Dataset section.
%%

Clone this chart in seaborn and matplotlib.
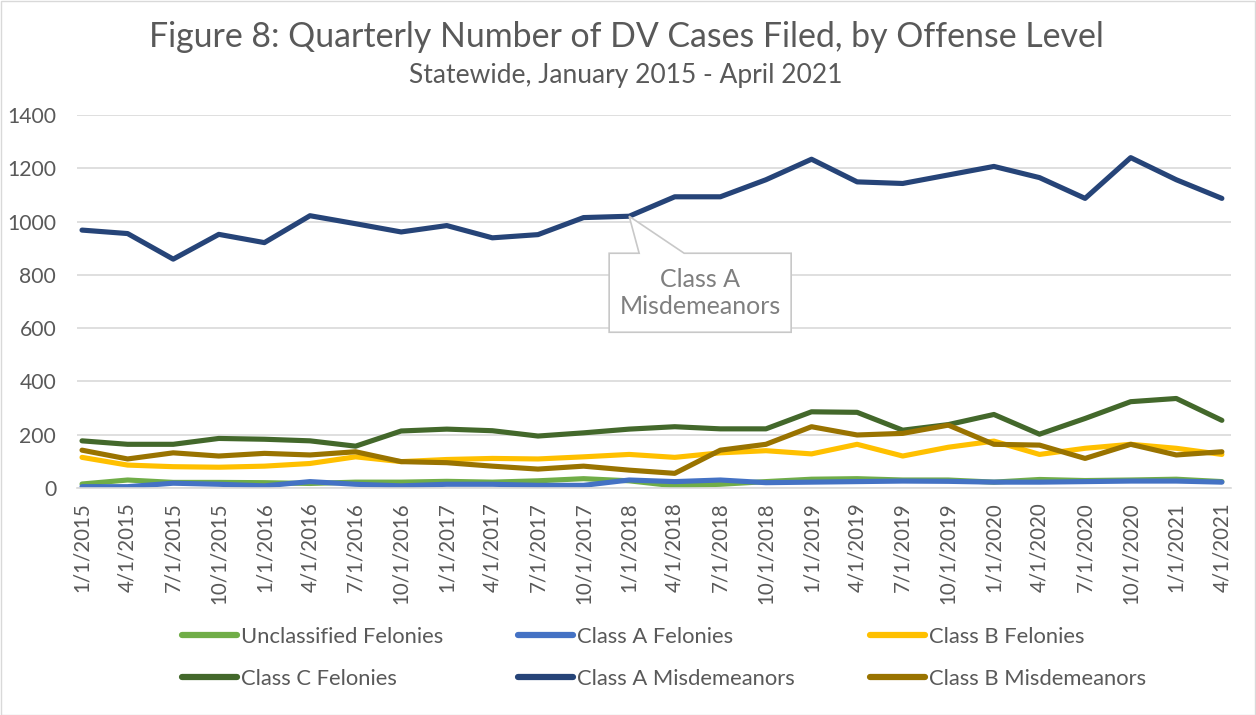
import numpy as np
import pandas as pd
import matplotlib
matplotlib.use("Agg")
import matplotlib.pyplot as plt
import seaborn as sns
from matplotlib.lines import Line2D
from matplotlib.patches import Polygon, Rectangle
from matplotlib.transforms import IdentityTransform

# ---------------- data ----------------
dates = ["1/1/2015", "4/1/2015", "7/1/2015", "10/1/2015", "1/1/2016", "4/1/2016",
         "7/1/2016", "10/1/2016", "1/1/2017", "4/1/2017", "7/1/2017", "10/1/2017",
         "1/1/2018", "4/1/2018", "7/1/2018", "10/1/2018", "1/1/2019", "4/1/2019",
         "7/1/2019", "10/1/2019", "1/1/2020", "4/1/2020", "7/1/2020", "10/1/2020",
         "1/1/2021", "4/1/2021"]

unclassified_felonies = [15, 30, 21, 21, 20, 17, 22, 22, 25, 22, 27, 35, 27, 8, 14, 24,
                         33, 35, 30, 30, 22, 32, 28, 30, 33, 24]
class_a_felonies = [5, 5, 18, 14, 8, 24, 14, 8, 14, 14, 10, 10, 30, 24, 30, 20,
                    22, 24, 26, 25, 22, 22, 24, 26, 26, 22]
class_b_felonies = [115, 86, 80, 78, 82, 92, 117, 99, 107, 111, 109, 117, 126, 115, 132, 140,
                    128, 164, 120, 153, 176, 126, 149, 164, 149, 126]
class_c_felonies = [177, 164, 164, 186, 183, 177, 157, 214, 221, 215, 195, 207, 221, 230, 222, 222,
                    286, 284, 217, 238, 276, 202, 261, 324, 336, 254]
class_a_misdemeanors = [968, 955, 859, 952, 921, 1022, 992, 961, 985, 939, 951, 1015, 1020, 1093, 1093, 1157,
                        1234, 1149, 1143, 1175, 1207, 1165, 1087, 1240, 1157, 1087]
class_b_misdemeanors = [142, 109, 132, 120, 130, 124, 136, 99, 95, 82, 71, 82, 67, 55, 142, 164,
                        230, 199, 205, 236, 164, 161, 111, 164, 124, 136]

series_names = ["Unclassified Felonies", "Class A Felonies", "Class B Felonies",
                "Class C Felonies", "Class A Misdemeanors", "Class B Misdemeanors"]
series_values = [unclassified_felonies, class_a_felonies, class_b_felonies,
                 class_c_felonies, class_a_misdemeanors, class_b_misdemeanors]
colors = ["#70AD47", "#4472C4", "#FFC000", "#43682B", "#264478", "#997300"]

title = "Figure 8: Quarterly Number of DV Cases Filed, by Offense Level"
subtitle = "Statewide, January 2015 - April 2021"
callout_text = "Class A\nMisdemeanors"

rows = []
for name, vals in zip(series_names, series_values):
    for i, v in enumerate(vals):
        rows.append({"idx": i, "value": v, "series": name})
df = pd.DataFrame(rows)

# ---------------- style ----------------
sns.set_theme(style="white")
plt.rcParams["font.family"] = ["Lato", "DejaVu Sans"]
TXT = "#595959"

fig = plt.figure(figsize=(12.56, 7.15), dpi=100)
W, H = 1256, 715
ax = fig.add_axes([77 / W, 1 - 488 / H, (1231 - 77) / W, (488 - 115) / H])

sns.lineplot(data=df, x="idx", y="value", hue="series", hue_order=series_names,
             palette=dict(zip(series_names, colors)), linewidth=3.7, legend=False,
             ax=ax, sort=False)
for ln in ax.lines:
    ln.set_solid_capstyle("round")
    ln.set_solid_joinstyle("round")

ax.set_xlim(-0.11, 25.2)
ax.set_ylim(0, 1400)
ax.set_yticks(np.arange(0, 1401, 200))
ax.yaxis.grid(True, color="#D9D9D9", linewidth=1.2)
ax.set_axisbelow(True)
for s in ["top", "right", "left"]:
    ax.spines[s].set_visible(False)
ax.spines["bottom"].set_color("#D9D9D9")
ax.spines["bottom"].set_linewidth(1.2)

ax.set_xticks(range(len(dates)))
ax.set_xticklabels(dates, rotation=90, fontsize=14.8, color=TXT)
ax.tick_params(axis="x", length=0, pad=10)
ax.set_xticks([i - 0.1 for i in range(len(dates))], minor=True)
ax.tick_params(axis="x", which="minor", length=6, color="#D9D9D9", width=1.2)
ax.tick_params(axis="y", length=0, labelsize=15.2, labelcolor=TXT, pad=15)
ax.set_xlabel("")
ax.set_ylabel("")

# titles
fig.text(626 / W, 1 - 37 / H, title, ha="center", va="center", fontsize=24.4, color=TXT)
fig.text(626 / W, 1 - 76 / H, subtitle, ha="center", va="center", fontsize=19, color=TXT)

# callout anchored at the 1/1/2018 Class A Misdemeanors point
fig.canvas.draw()
ax_, ay_ = ax.transData.transform((12, class_a_misdemeanors[12]))
offs = [(0, 0), (55, 37), (162, 37), (162, 116), (-20, 116), (-20, 37), (10, 37)]
verts = [(ax_ + dx, ay_ - dy) for dx, dy in offs]
poly = Polygon(verts, closed=True, facecolor="white", edgecolor="#C8C8C8", linewidth=1.2,
               transform=IdentityTransform(), zorder=10)
fig.patches.append(poly)
fig.text(ax_ + 71, ay_ - 77, callout_text, transform=IdentityTransform(), ha="center",
         va="center", fontsize=18, color="#7F7F7F", linespacing=1.2, zorder=11)

# legend (row-wise order in 3 columns)
handles = [Line2D([0], [0], color=c, linewidth=4.5, solid_capstyle="round") for c in colors]
order = [0, 3, 1, 4, 2, 5]
fig.legend([handles[i] for i in order], [series_names[i] for i in order],
           ncol=3, loc="center", bbox_to_anchor=(664 / W, 1 - 658 / H), frameon=False,
           fontsize=15.8, labelcolor=TXT, handlelength=2.5, handletextpad=0.2,
           columnspacing=3.4, labelspacing=1.0)

# chart-area border
fig.patches.append(Rectangle((0.5 / W, 0.5 / H), 1 - 1.5 / W, 1 - 1.5 / H, fill=False,
                             edgecolor="#D9D9D9", linewidth=1.0, transform=fig.transFigure))

fig.savefig("out.png", dpi=100)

%%

Exercise goal. Transcribe the whole listing, character for character, but not its images.

Response to this task.
Clone this chart in seaborn and matplotlib.
import numpy as np
import pandas as pd
import matplotlib
matplotlib.use("Agg")
import matplotlib.pyplot as plt
import seaborn as sns
from matplotlib.lines import Line2D
from matplotlib.patches import Polygon, Rectangle
from matplotlib.transforms import IdentityTransform

# ---------------- data ----------------
dates = ["1/1/2015", "4/1/2015", "7/1/2015", "10/1/2015", "1/1/2016", "4/1/2016",
         "7/1/2016", "10/1/2016", "1/1/2017", "4/1/2017", "7/1/2017", "10/1/2017",
         "1/1/2018", "4/1/2018", "7/1/2018", "10/1/2018", "1/1/2019", "4/1/2019",
         "7/1/2019", "10/1/2019", "1/1/2020", "4/1/2020", "7/1/2020", "10/1/2020",
         "1/1/2021", "4/1/2021"]

unclassified_felonies = [15, 30, 21, 21, 20, 17, 22, 22, 25, 22, 27, 35, 27, 8, 14, 24,
                         33, 35, 30, 30, 22, 32, 28, 30, 33, 24]
class_a_felonies = [5, 5, 18, 14, 8, 24, 14, 8, 14, 14, 10, 10, 30, 24, 30, 20,
                    22, 24, 26, 25, 22, 22, 24, 26, 26, 22]
class_b_felonies = [115, 86, 80, 78, 82, 92, 117, 99, 107, 111, 109, 117, 126, 115, 132, 140,
                    128, 164, 120, 153, 176, 126, 149, 164, 149, 126]
class_c_felonies = [177, 164, 164, 186, 183, 177, 157, 214, 221, 215, 195, 207, 221, 230, 222, 222,
                    286, 284, 217, 238, 276, 202, 261, 324, 336, 254]
class_a_misdemeanors = [968, 955, 859, 952, 921, 1022, 992, 961, 985, 939, 951, 1015, 1020, 1093, 1093, 1157,
                        1234, 1149, 1143, 1175, 1207, 1165, 1087, 1240, 1157, 1087]
class_b_misdemeanors = [142, 109, 132, 120, 130, 124, 136, 99, 95, 82, 71, 82, 67, 55, 142, 164,
                        230, 199, 205, 236, 164, 161, 111, 164, 124, 136]

series_names = ["Unclassified Felonies", "Class A Felonies", "Class B Felonies",
                "Class C Felonies", "Class A Misdemeanors", "Class B Misdemeanors"]
series_values = [unclassified_felonies, class_a_felonies, class_b_felonies,
                 class_c_felonies, class_a_misdemeanors, class_b_misdemeanors]
colors = ["#70AD47", "#4472C4", "#FFC000", "#43682B", "#264478", "#997300"]

title = "Figure 8: Quarterly Number of DV Cases Filed, by Offense Level"
subtitle = "Statewide, January 2015 - April 2021"
callout_text = "Class A\nMisdemeanors"

rows = []
for name, vals in zip(series_names, series_values):
    for i, v in enumerate(vals):
        rows.append({"idx": i, "value": v, "series": name})
df = pd.DataFrame(rows)

# ---------------- style ----------------
sns.set_theme(style="white")
plt.rcParams["font.family"] = ["Lato", "DejaVu Sans"]
TXT = "#595959"

fig = plt.figure(figsize=(12.56, 7.15), dpi=100)
W, H = 1256, 715
ax = fig.add_axes([77 / W, 1 - 488 / H, (1231 - 77) / W, (488 - 115) / H])

sns.lineplot(data=df, x="idx", y="value", hue="series", hue_order=series_names,
             palette=dict(zip(series_names, colors)), linewidth=3.7, legend=False,
             ax=ax, sort=False)
for ln in ax.lines:
    ln.set_solid_capstyle("round")
    ln.set_solid_joinstyle("round")

ax.set_xlim(-0.11, 25.2)
ax.set_ylim(0, 1400)
ax.set_yticks(np.arange(0, 1401, 200))
ax.yaxis.grid(True, color="#D9D9D9", linewidth=1.2)
ax.set_axisbelow(True)
for s in ["top", "right", "left"]:
    ax.spines[s].set_visible(False)
ax.spines["bottom"].set_color("#D9D9D9")
ax.spines["bottom"].set_linewidth(1.2)

ax.set_xticks(range(len(dates)))
ax.set_xticklabels(dates, rotation=90, fontsize=14.8, color=TXT)
ax.tick_params(axis="x", length=0, pad=10)
ax.set_xticks([i - 0.1 for i in range(len(dates))], minor=True)
ax.tick_params(axis="x", which="minor", length=6, color="#D9D9D9", width=1.2)
ax.tick_params(axis="y", length=0, labelsize=15.2, labelcolor=TXT, pad=15)
ax.set_xlabel("")
ax.set_ylabel("")

# titles
fig.text(626 / W, 1 - 37 / H, title, ha="center", va="center", fontsize=24.4, color=TXT)
fig.text(626 / W, 1 - 76 / H, subtitle, ha="center", va="center", fontsize=19, color=TXT)

# callout anchored at the 1/1/2018 Class A Misdemeanors point
fig.canvas.draw()
ax_, ay_ = ax.transData.transform((12, class_a_misdemeanors[12]))
offs = [(0, 0), (55, 37), (162, 37), (162, 116), (-20, 116), (-20, 37), (10, 37)]
verts = [(ax_ + dx, ay_ - dy) for dx, dy in offs]
poly = Polygon(verts, closed=True, facecolor="white", edgecolor="#C8C8C8", linewidth=1.2,
               transform=IdentityTransform(), zorder=10)
fig.patches.append(poly)
fig.text(ax_ + 71, ay_ - 77, callout_text, transform=IdentityTransform(), ha="center",
         va="center", fontsize=18, color="#7F7F7F", linespacing=1.2, zorder=11)

# legend (row-wise order in 3 columns)
handles = [Line2D([0], [0], color=c, linewidth=4.5, solid_capstyle="round") for c in colors]
order = [0, 3, 1, 4, 2, 5]
fig.legend([handles[i] for i in order], [series_names[i] for i in order],
           ncol=3, loc="center", bbox_to_anchor=(664 / W, 1 - 658 / H), frameon=False,
           fontsize=15.8, labelcolor=TXT, handlelength=2.5, handletextpad=0.2,
           columnspacing=3.4, labelspacing=1.0)

# chart-area border
fig.patches.append(Rectangle((0.5 / W, 0.5 / H), 1 - 1.5 / W, 1 - 1.5 / H, fill=False,
                             edgecolor="#D9D9D9", linewidth=1.0, transform=fig.transFigure))

fig.savefig("out.png", dpi=100)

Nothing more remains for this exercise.